Disclaimer: All facts gleaned from the filings stated hereafter are only as truthful as the petitioner. The tone of this article expresses a style of writing historically employed by America’s greatest writers and, as such, is for opinion purposes only. No intentional harm is due. Do not read if the topic of divorce (even your own) causes you emotional distress. Continue at your own risk.
On August 22, 2025, in the Circuit Court of Saint Louis City, Terrell Maurice Brown decided enough was enough. He filed a petition asking the state of Missouri to officially dismantle his marriage to Icie Mae Brown. They were married on March 24, 2010, in Clayton. They stopped living together in January 2014, which means they spent far more years apart than together. Funny how marriages can outlive themselves.
Terrell is 42, unemployed, living on Peyton Lane. Icie is 40, whereabouts and employment unknown, living on Red Bud Avenue. No children were born of the union. No pregnancy. No real estate. No military service. Just a set of assets and debts like everyone collects in the daily business of survival.
The paperwork, filed through his attorney Kate Garcia of Davis & Associates, Attorneys at Law, LLC, says the marriage is “irretrievably broken.” That phrase is courthouse poetry. It means what it sounds like: there’s no fixing this thing, not even in theory.

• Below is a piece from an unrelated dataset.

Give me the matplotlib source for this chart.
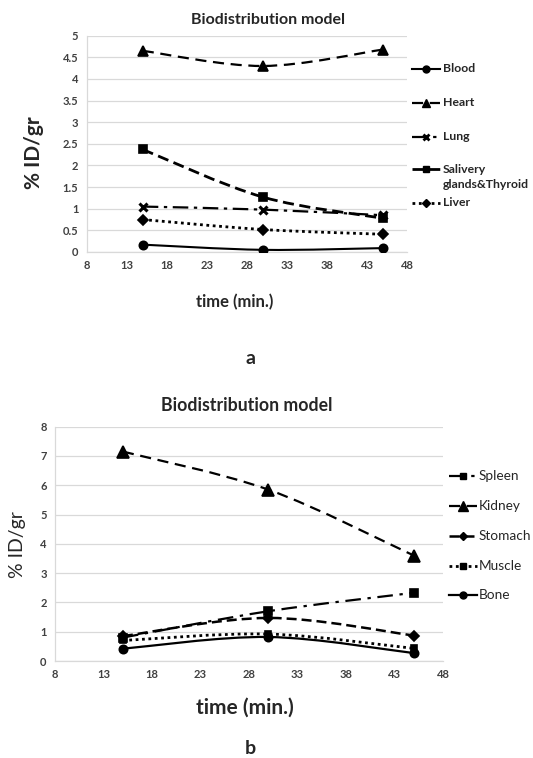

The request is simple: dissolve the marriage, divide whatever’s left of the assets and debts, and send both parties off to pay their own legal fees. Neither wants maintenance from the other. Neither pretends reconciliation is possible.
And so, fifteen years after their wedding day, with more time spent apart than as husband and wife, Terrell Brown put his name to paper. August 22, 2025 is now the date when a long-ended story became official.